BY GLEN STONE
SATURDAY, FEBRUARY 11, 2012
When most people think of slavery, they think of the horrific trade in African peoples, kidnapped or sold for lifelong toil and abuse in the Caribbean and the U.S.
And most of us think the practice died off after the American Civil War, Abraham Lincoln, Uncle Tom’s Cabin and all that.
If there’s a Canadian connection in the popular version of slavery, it’s our role as the end point of the Underground Railroad — the secret system of getting escaped slaves to freedom.
The whisper in the slave cabins of the American South was that if you followed the North Star long enough, you would get to the promised land of Canada, where slavery was outlawed.
While the human auctions, whipping houses and slave-catchers have disappeared from the U.S., slavery is still alive and well there and around the world.
You will even find it here in our own backyard.
Just last month, a Richmond Hill man was convicted of human trafficking. He had forced a young woman into prostitution against her will, taking every penny she earned at gunpoint.
By the way, he got only a four year prison sentence and a lifetime ban on owning firearms. For some reason, the judge neglected to have him torn apart by wild dogs.
The Richmond Hill victim is just one of the estimated 2.5 million people around the world who are trapped in slavery at any given time, according to the United Nations.
While more than half of those slaves are found in Asia and the Pacific, it is a global scourge involving 161 countries as sources, transit points or destinations for slavery’s victims.
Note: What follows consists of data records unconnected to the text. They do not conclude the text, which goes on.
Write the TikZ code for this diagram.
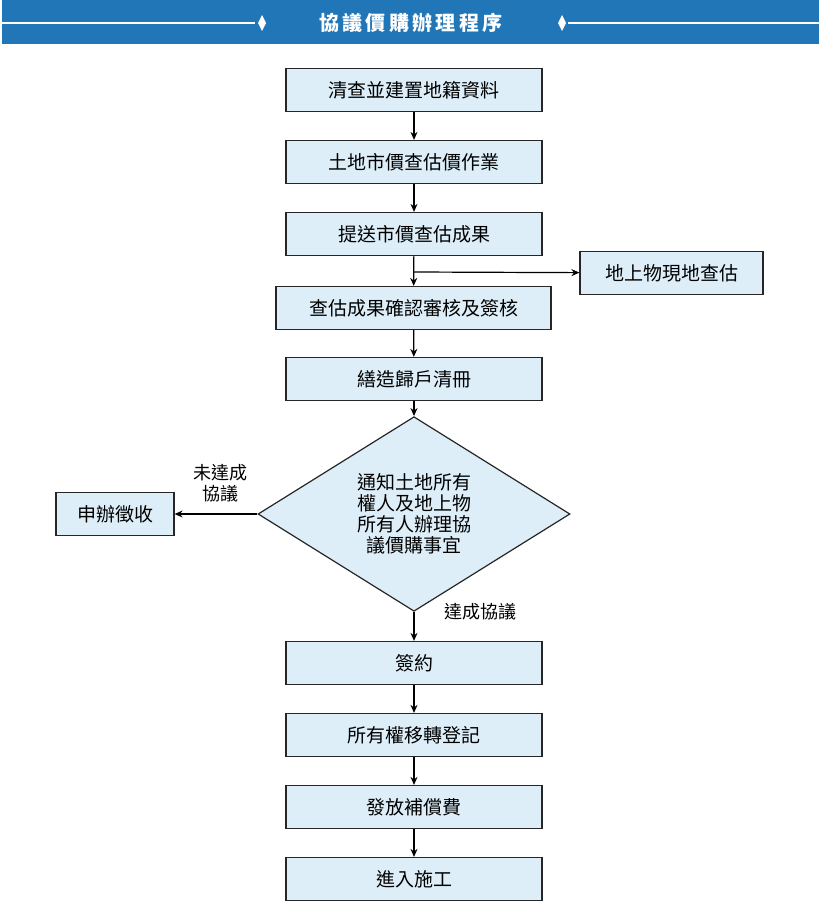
\documentclass[tikz,border=0pt]{standalone}
\usepackage{fontspec}
\setmainfont{Noto Sans CJK TC}
\usetikzlibrary{shapes.geometric,arrows.meta}
\definecolor{hdr}{HTML}{2176B8}
\definecolor{boxfill}{HTML}{DDEEF8}
\begin{document}
\begin{tikzpicture}[x=1pt,y=-1pt,
  stepbox/.style={draw=black!85,fill=boxfill,line width=1.2pt,minimum width=256pt,minimum height=43pt,font=\fontsize{19}{22}\selectfont,inner sep=0pt},
  arr/.style={-{Stealth[length=8pt,width=7pt]},line width=1.2pt},
  lbl/.style={font=\fontsize{18}{21}\selectfont,align=center}]
\useasboundingbox (0,0) rectangle (819,923);
\fill[hdr] (2,0) rectangle (819,44);
\draw[white,line width=2.5pt] (2,23) -- (255,23);
\draw[white,line width=2.5pt] (568,23) -- (819,23);
\fill[white] (262,15) -- (266,23) -- (262,31) -- (258,23) -- cycle;
\fill[white] (562,15) -- (566,23) -- (562,31) -- (558,23) -- cycle;
\node[white,font=\bfseries\fontsize{20}{22}\selectfont] (title) at (411,23) {協\,議\,價\,購\,辦\,理\,程\,序};
\node[stepbox] (a) at (414,90) {清查並建置地籍資料};
\node[stepbox] (b) at (414,162) {土地市價查估價作業};
\node[stepbox] (c) at (414,234) {提送市價查估成果};
\node[stepbox,minimum width=275pt] (d) at (413.5,308) {查估成果確認審核及簽核};
\node[stepbox] (e) at (414,379) {繕造歸戶清冊};
\node[draw=black!85,fill=boxfill,line width=1.2pt,diamond,minimum width=312pt,minimum height=168pt,inner sep=0pt,lbl,font=\fontsize{19}{21}\selectfont] (f) at (414,514) {通知土地所有\\權人及地上物\\所有人辦理協\\議價購事宜};
\node[stepbox] (g) at (414,663) {簽約};
\node[stepbox] (h) at (414,735) {所有權移轉登記};
\node[stepbox] (i) at (414,807) {發放補償費};
\node[stepbox] (j) at (414,879) {進入施工};
\node[stepbox,minimum width=183pt] (r) at (671.5,273) {地上物現地查估};
\node[stepbox,minimum width=118pt] (s) at (115,514) {申辦徵收};
\coordinate (br) at (414,272);
\draw[arr] (a) -- (b);
\draw[arr] (b) -- (c);
\draw[arr] (c) -- (d);
\draw[arr] (br) -- (r);
\draw[arr] (d) -- (e);
\draw[arr] (e) -- (f);
\draw[arr] (f) -- (g);
\draw[arr] (g) -- (h);
\draw[arr] (h) -- (i);
\draw[arr] (i) -- (j);
\draw[arr] (f.west) -- (s);
\node[lbl] (l1) at (220,483) {未達成\\協議};
\node[lbl] (l2) at (480,612) {達成協議};
\end{tikzpicture}
\end{document}
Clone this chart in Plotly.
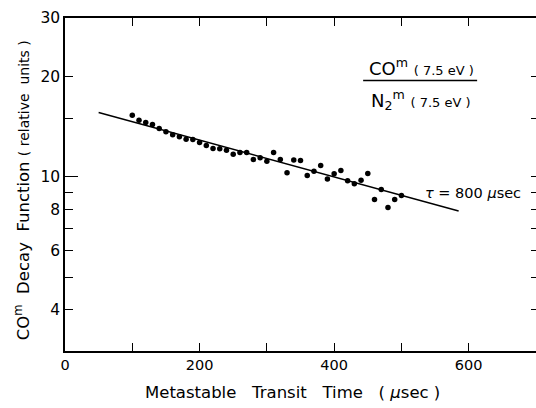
import plotly.graph_objects as go

# Data
transit_time = [100, 110, 120, 130, 140, 150, 160, 170, 180, 190,
                200, 210, 220, 230, 240, 250, 260, 270, 280, 290,
                300, 310, 320, 330, 340, 350, 360, 370, 380, 390,
                400, 410, 420, 430, 440, 450, 460, 470, 480, 490, 500]
decay = [15.3, 14.8, 14.57, 14.37, 13.98, 13.66, 13.38, 13.19, 12.98, 12.95,
         12.69, 12.43, 12.17, 12.14, 12.03, 11.70, 11.84, 11.84, 11.28, 11.41,
         11.15, 11.84, 11.28, 10.29, 11.23, 11.20, 10.10, 10.40, 10.82, 9.86,
         10.21, 10.45, 9.73, 9.53, 9.77, 10.24, 8.55, 9.17, 8.09, 8.55, 8.79]
fit_time = [50, 585]
fit_decay = [15.6, 7.9]

x_tickvals = [0, 200, 400, 600]
x_ticktext = ["0", "200", "400", "600"]
x_minor = [100, 300, 500]
y_tickvals = [4, 6, 8, 10, 20, 30]
y_ticktext = ["4", "6", "8", "10", "20", "30"]
y_minor = [3, 5, 7, 9, 15]
y_long_tick = [10]
y_right_ticks = [4, 5, 6, 7, 8, 9, 10, 15, 20]

FONT = "DejaVu Sans"

fig = go.Figure()
fig.add_trace(go.Scatter(x=fit_time, y=fit_decay, mode="lines",
                         line=dict(color="black", width=1.5), showlegend=False))
fig.add_trace(go.Scatter(x=transit_time, y=decay, mode="markers",
                         marker=dict(color="black", size=5.5), showlegend=False))
# invisible traces for extra tick marks (right side, long tick at 10)
fig.add_trace(go.Scatter(x=[None], y=[None], yaxis="y2", showlegend=False))
fig.add_trace(go.Scatter(x=[None], y=[None], yaxis="y3", showlegend=False))

fig.update_layout(
    width=536, height=408,
    margin=dict(l=65, r=0, t=18, b=57),
    paper_bgcolor="white", plot_bgcolor="white",
    font=dict(family=FONT, color="black", size=14),
    xaxis=dict(range=[0, 700], tickvals=x_tickvals, ticktext=x_ticktext,
               ticks="inside", ticklen=8, tickwidth=1.2, tickcolor="black",
               minor=dict(tickvals=x_minor, ticks="inside", ticklen=8,
                          tickcolor="black", tickwidth=1.2, showgrid=False),
               showline=True, linecolor="black", linewidth=1.5, mirror="ticks",
               showgrid=False, zeroline=False, tickfont=dict(size=14.5)),
    yaxis=dict(type="log", range=[0.4771, 1.4771], tickvals=y_tickvals,
               ticktext=y_ticktext, ticks="inside", ticklen=8, tickwidth=1.2,
               tickcolor="black", showline=True, linecolor="black", linewidth=1.5,
               minor=dict(tickvals=y_minor, ticks="inside", ticklen=8,
                          tickcolor="black", tickwidth=1.2, showgrid=False),
               showgrid=False, zeroline=False, tickfont=dict(size=15.5)),
    yaxis2=dict(type="log", range=[0.4771, 1.4771], overlaying="y", side="right",
                tickvals=y_right_ticks, ticks="inside", ticklen=5,
                tickcolor="black", showticklabels=False, showline=False,
                showgrid=False, zeroline=False),
    yaxis3=dict(type="log", range=[0.4771, 1.4771], overlaying="y", side="left",
                tickvals=y_long_tick, ticks="inside", ticklen=13, tickwidth=1.2,
                tickcolor="black", showticklabels=False, showline=False,
                showgrid=False, zeroline=False),
)

common = dict(xref="paper", yref="paper", showarrow=False,
              xanchor="center", yanchor="middle")
annotations = [
    dict(text="CO<sup>m</sup>  Decay  Function <span style='font-size:14px'>( relative  units )</span>",
         x=-0.0913, y=0.483, textangle=-90, font=dict(size=16.5), **common),
    dict(text="Metastable   Transit   Time   ( <i>μ</i>sec )",
         x=0.484, y=-0.126, font=dict(size=16.5), **common),
    dict(text="CO<sup>m</sup> <span style='font-size:13px'>( 7.5 eV )</span>",
         x=0.756, y=0.853, font=dict(size=18), **common),
    dict(text="N<sub>2</sub><sup>m</sup> <span style='font-size:13px'>( 7.5 eV )</span>",
         x=0.756, y=0.754, font=dict(size=18), **common),
    dict(text="<i>τ</i> = 800 <i>μ</i>sec",
         x=0.866, y=0.474, font=dict(size=14.5), **common),
]
fig.update_layout(annotations=annotations)
fig.add_shape(type="line", xref="paper", yref="paper", x0=0.633, x1=0.875,
              y0=0.812, y1=0.812, line=dict(color="black", width=1.5))

fig.write_html("out.html", config={"displayModeBar": False},
               post_script="document.body.style.margin='0';document.body.style.overflow='hidden';")
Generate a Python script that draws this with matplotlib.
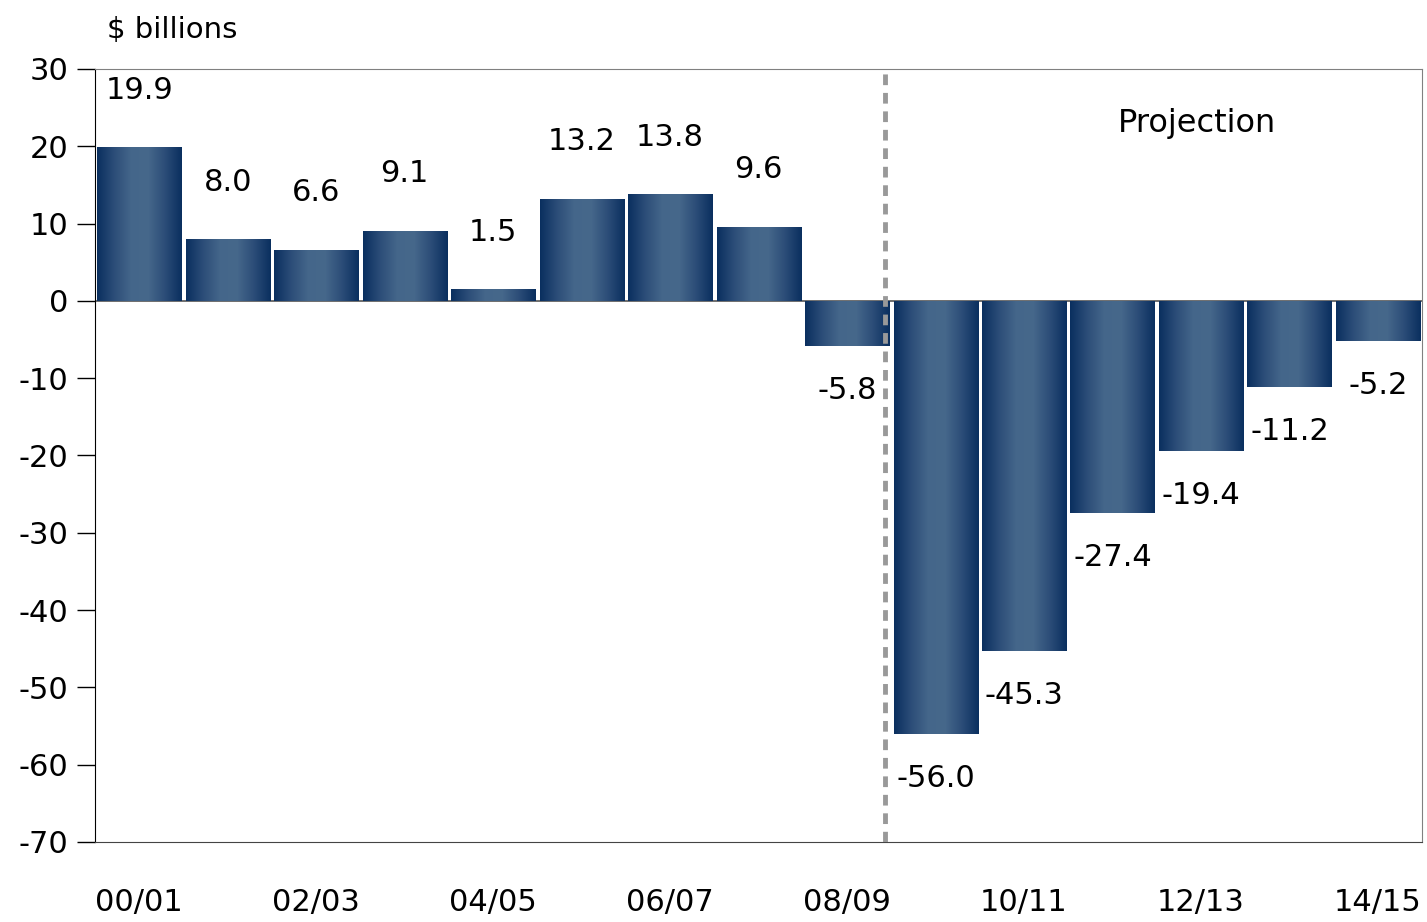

And you will find about 11% of those slaves in industrialized countries, including Canada. The RCMP says at least 800 people are trafficked (that is, sold into slavery) in this country every year.
That’s not to mention the more than 2,200 future slaves that pass through our nation on their way to sexual exploitation, forced drug addiction, torture and death in the United States.
In fact, Canada is considered a key way station in the lucrative American slave trade, as it is easier to smuggle people across our border with the States than any other entry method.
And this is big business. The last estimate cited by the U.N., from 2005, was that human trafficking produced $31.6 billion U.S. in profits every year, with most of that money being generated in the western world.
In fact, humans are the second-biggest part of the international black market. Only the trade in drugs is bigger than the trade in men, women and children.
And speaking of that part of the nightmare, nearly half of the 2.5 million slaves in the world are children. Nearly all suffer through physical and/or sexual violence.
Canada, sorry to say, has been far behind in the global fight to end slavery.
We didn’t even have a law against human trafficking in this country until 2005, and there is still no minimum sentence.
The first time that law was used, the victim was not a foreigner, not a naïve Eastern European teen tricked into prostitution, or a Filipino forced to work for no money under threat of deportation.
Canada’s first human trafficking conviction involved a 13-year-old Canadian girl, who was being bought and sold on Craigslist by men in the GTA.
That’s one example of why Canada is developing a reputation as a sex tourism destination for perverts and pedophiles from around the world.
Canada used to mean freedom for escaped slaves. Too often, we’re now the place where slavery starts, not where it ends.